PROBLEM STATEMENT - Determine which lines contain the word "Reproduce", then copy those lines.

Rows from a dataset of charts and code -
------------------------------------------------------------------------

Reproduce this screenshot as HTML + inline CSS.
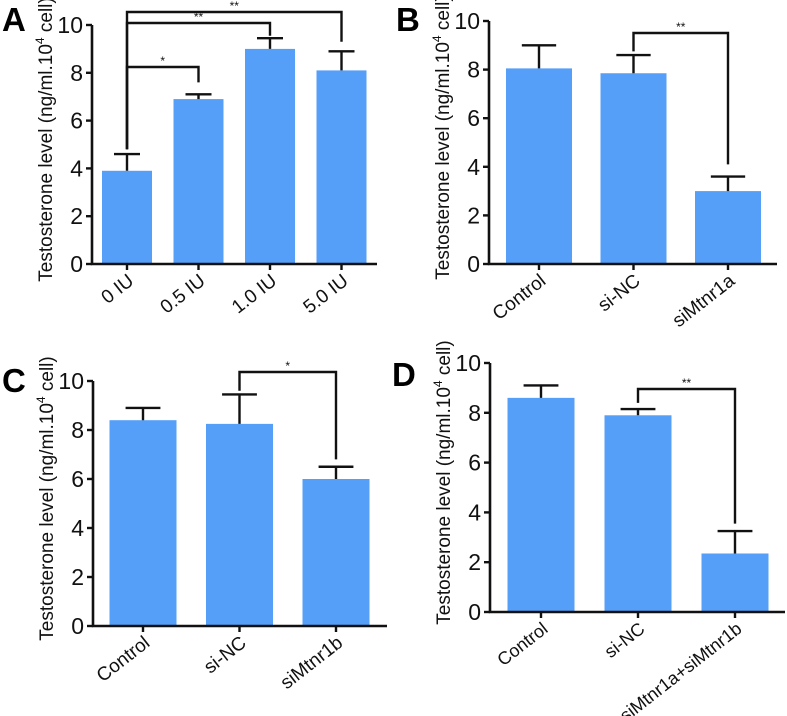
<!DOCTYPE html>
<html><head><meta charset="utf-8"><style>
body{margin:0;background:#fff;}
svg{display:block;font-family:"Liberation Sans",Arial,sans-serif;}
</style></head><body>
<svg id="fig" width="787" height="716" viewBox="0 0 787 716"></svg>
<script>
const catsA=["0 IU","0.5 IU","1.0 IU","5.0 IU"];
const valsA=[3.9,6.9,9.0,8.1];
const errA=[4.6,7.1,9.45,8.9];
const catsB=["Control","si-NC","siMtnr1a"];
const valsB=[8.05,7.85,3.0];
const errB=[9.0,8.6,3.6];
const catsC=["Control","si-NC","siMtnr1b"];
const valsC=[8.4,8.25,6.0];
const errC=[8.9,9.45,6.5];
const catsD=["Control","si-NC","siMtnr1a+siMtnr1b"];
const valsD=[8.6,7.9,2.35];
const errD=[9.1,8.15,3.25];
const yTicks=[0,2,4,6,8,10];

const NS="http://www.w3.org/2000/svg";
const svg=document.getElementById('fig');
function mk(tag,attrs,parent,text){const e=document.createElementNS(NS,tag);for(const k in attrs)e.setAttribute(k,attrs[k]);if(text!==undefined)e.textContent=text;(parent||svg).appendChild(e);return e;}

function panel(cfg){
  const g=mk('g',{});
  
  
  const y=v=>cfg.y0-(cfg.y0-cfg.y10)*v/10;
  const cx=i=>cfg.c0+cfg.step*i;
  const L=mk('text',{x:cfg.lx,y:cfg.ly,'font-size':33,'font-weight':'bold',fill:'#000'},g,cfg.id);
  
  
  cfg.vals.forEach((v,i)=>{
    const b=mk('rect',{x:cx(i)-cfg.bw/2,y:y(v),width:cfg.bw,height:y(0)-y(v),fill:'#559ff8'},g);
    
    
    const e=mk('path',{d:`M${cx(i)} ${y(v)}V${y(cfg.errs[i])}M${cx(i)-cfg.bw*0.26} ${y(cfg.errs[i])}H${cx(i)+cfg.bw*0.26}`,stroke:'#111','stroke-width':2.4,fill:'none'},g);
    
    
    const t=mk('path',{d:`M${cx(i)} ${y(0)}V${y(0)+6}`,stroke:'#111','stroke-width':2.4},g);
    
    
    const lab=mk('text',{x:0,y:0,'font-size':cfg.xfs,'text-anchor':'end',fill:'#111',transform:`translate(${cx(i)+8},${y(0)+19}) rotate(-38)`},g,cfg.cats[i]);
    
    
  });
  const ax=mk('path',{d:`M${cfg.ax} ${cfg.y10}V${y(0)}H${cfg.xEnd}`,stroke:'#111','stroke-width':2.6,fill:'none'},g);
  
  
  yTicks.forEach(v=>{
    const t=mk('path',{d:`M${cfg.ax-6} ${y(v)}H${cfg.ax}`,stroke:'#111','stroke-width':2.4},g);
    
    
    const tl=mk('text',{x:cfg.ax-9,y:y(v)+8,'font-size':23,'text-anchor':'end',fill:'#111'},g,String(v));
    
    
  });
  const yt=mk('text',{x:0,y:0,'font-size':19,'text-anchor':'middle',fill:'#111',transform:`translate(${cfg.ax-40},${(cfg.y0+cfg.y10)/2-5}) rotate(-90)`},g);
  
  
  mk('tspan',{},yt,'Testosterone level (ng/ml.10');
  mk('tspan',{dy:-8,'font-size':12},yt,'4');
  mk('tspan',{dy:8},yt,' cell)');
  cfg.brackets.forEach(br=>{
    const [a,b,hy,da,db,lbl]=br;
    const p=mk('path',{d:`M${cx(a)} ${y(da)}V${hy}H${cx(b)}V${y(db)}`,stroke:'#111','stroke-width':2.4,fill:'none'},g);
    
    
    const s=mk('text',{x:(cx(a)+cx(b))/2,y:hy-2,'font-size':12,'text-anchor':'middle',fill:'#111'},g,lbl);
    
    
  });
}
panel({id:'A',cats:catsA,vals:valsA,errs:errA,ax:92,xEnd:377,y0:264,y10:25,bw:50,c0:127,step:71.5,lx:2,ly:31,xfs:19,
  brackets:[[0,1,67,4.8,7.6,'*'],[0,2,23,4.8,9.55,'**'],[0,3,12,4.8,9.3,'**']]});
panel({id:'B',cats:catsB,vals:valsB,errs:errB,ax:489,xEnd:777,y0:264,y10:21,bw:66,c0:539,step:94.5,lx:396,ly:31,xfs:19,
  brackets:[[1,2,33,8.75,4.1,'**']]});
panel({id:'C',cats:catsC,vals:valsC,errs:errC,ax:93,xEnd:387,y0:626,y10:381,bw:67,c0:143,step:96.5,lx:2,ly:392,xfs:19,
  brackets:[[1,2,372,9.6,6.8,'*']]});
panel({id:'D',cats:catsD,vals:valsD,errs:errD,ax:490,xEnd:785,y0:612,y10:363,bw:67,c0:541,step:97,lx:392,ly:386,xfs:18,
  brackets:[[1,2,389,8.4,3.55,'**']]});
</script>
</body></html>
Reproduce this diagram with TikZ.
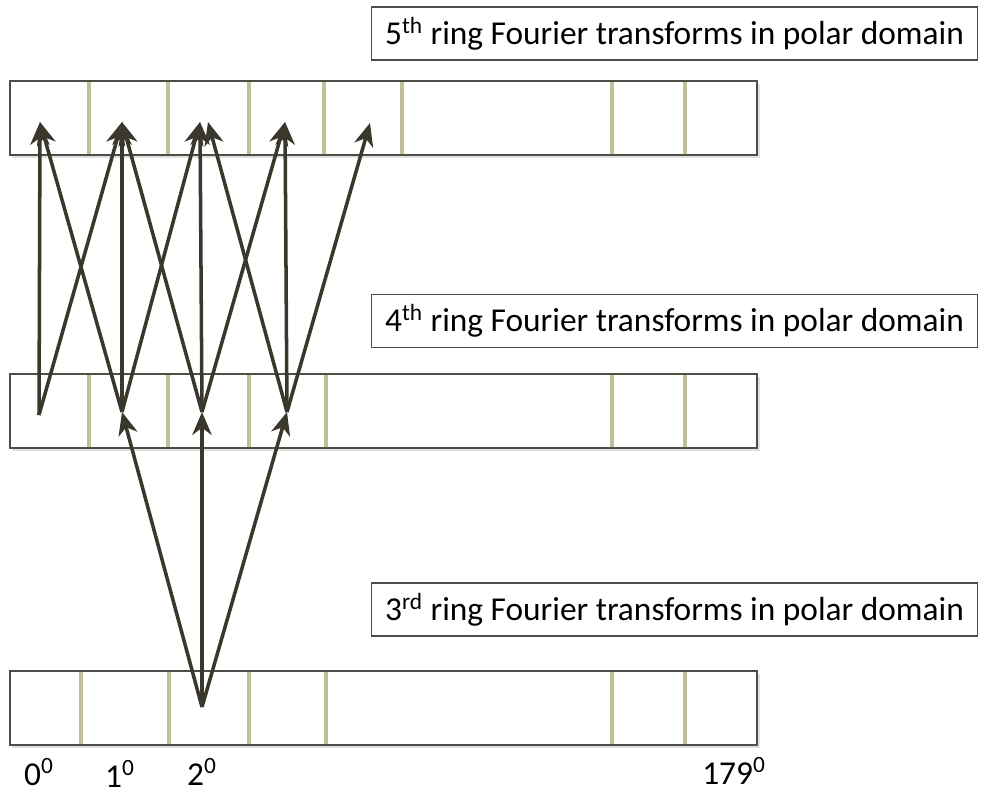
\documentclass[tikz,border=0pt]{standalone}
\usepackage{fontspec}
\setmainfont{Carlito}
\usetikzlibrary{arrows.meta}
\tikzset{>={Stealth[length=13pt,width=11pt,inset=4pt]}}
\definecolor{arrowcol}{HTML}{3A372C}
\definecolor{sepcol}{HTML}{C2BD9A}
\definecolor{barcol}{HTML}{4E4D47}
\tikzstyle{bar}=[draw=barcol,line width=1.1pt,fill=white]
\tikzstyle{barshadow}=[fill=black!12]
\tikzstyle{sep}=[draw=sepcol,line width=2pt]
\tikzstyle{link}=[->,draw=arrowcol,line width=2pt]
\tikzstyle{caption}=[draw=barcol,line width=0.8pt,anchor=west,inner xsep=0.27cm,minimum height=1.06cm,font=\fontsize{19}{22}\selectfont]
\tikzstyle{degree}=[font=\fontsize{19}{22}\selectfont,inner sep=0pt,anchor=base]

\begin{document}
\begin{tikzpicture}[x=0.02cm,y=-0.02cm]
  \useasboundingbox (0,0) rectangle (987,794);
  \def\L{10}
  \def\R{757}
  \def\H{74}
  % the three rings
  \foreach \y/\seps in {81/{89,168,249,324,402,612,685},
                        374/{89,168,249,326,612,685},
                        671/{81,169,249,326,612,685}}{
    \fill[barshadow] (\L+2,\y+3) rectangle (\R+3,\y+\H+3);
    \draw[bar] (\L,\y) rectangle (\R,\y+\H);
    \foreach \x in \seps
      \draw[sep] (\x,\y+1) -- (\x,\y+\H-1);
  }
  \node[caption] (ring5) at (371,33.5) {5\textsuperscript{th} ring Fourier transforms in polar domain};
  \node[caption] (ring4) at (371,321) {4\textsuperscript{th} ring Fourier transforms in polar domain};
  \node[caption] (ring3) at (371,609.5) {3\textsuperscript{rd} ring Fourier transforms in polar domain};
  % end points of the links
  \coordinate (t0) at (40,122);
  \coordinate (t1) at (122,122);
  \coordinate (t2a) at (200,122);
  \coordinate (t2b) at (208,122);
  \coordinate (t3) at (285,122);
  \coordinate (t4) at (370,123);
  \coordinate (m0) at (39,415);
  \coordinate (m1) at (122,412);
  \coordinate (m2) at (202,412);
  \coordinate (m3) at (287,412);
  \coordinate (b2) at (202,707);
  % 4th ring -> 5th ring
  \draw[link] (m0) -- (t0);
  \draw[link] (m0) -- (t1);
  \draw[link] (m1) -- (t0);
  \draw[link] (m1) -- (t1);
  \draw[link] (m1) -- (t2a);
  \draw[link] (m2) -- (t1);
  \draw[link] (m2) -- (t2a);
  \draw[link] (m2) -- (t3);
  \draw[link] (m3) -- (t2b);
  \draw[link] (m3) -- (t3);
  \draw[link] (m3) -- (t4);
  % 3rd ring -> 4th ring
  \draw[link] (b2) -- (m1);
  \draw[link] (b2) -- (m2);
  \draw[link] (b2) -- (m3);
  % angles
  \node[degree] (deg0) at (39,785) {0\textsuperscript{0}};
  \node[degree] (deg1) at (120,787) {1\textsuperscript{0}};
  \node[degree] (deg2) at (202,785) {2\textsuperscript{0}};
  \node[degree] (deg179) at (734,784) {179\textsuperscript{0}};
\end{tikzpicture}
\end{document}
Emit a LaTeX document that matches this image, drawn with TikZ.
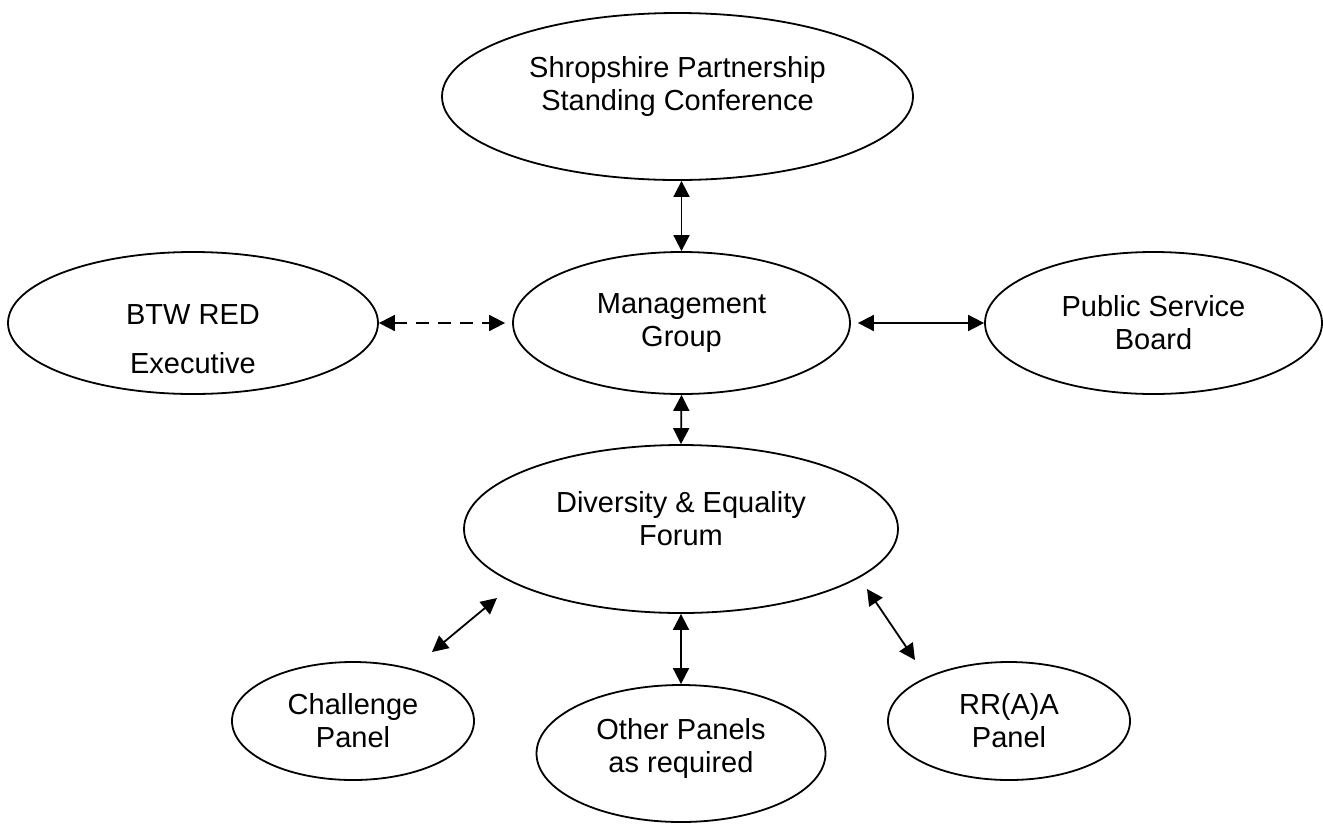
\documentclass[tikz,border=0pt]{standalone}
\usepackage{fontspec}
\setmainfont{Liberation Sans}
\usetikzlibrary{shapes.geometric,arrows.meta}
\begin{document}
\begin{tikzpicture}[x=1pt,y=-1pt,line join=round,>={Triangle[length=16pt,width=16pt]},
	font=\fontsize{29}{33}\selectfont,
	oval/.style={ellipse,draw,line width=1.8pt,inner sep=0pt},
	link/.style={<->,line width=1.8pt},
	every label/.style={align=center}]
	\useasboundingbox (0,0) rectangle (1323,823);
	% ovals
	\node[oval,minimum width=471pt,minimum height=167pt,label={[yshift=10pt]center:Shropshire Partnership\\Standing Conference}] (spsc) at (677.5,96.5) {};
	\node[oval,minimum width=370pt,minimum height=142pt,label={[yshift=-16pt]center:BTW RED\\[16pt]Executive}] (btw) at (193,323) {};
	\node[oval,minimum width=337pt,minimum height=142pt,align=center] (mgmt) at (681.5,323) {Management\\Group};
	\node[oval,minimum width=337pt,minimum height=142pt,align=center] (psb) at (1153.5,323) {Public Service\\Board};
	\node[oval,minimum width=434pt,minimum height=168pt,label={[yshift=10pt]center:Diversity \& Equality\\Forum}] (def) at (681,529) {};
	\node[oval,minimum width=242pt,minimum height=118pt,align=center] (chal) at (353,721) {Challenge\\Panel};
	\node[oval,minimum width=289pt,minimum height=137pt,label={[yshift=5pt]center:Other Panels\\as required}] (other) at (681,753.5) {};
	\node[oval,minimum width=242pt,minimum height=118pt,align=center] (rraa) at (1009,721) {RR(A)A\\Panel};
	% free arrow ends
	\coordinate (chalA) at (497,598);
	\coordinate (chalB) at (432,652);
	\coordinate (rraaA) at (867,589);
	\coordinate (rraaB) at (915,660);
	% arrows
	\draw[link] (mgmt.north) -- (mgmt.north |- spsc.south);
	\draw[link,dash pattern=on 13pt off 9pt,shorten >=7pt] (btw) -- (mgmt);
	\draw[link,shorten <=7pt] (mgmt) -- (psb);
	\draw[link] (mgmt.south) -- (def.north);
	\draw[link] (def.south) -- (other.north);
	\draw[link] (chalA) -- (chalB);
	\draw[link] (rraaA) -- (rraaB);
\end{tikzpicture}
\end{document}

------------------------------------------------------------------------

RESPONSE TO THIS TASK -
Reproduce this screenshot as HTML + inline CSS.
Reproduce this diagram with TikZ.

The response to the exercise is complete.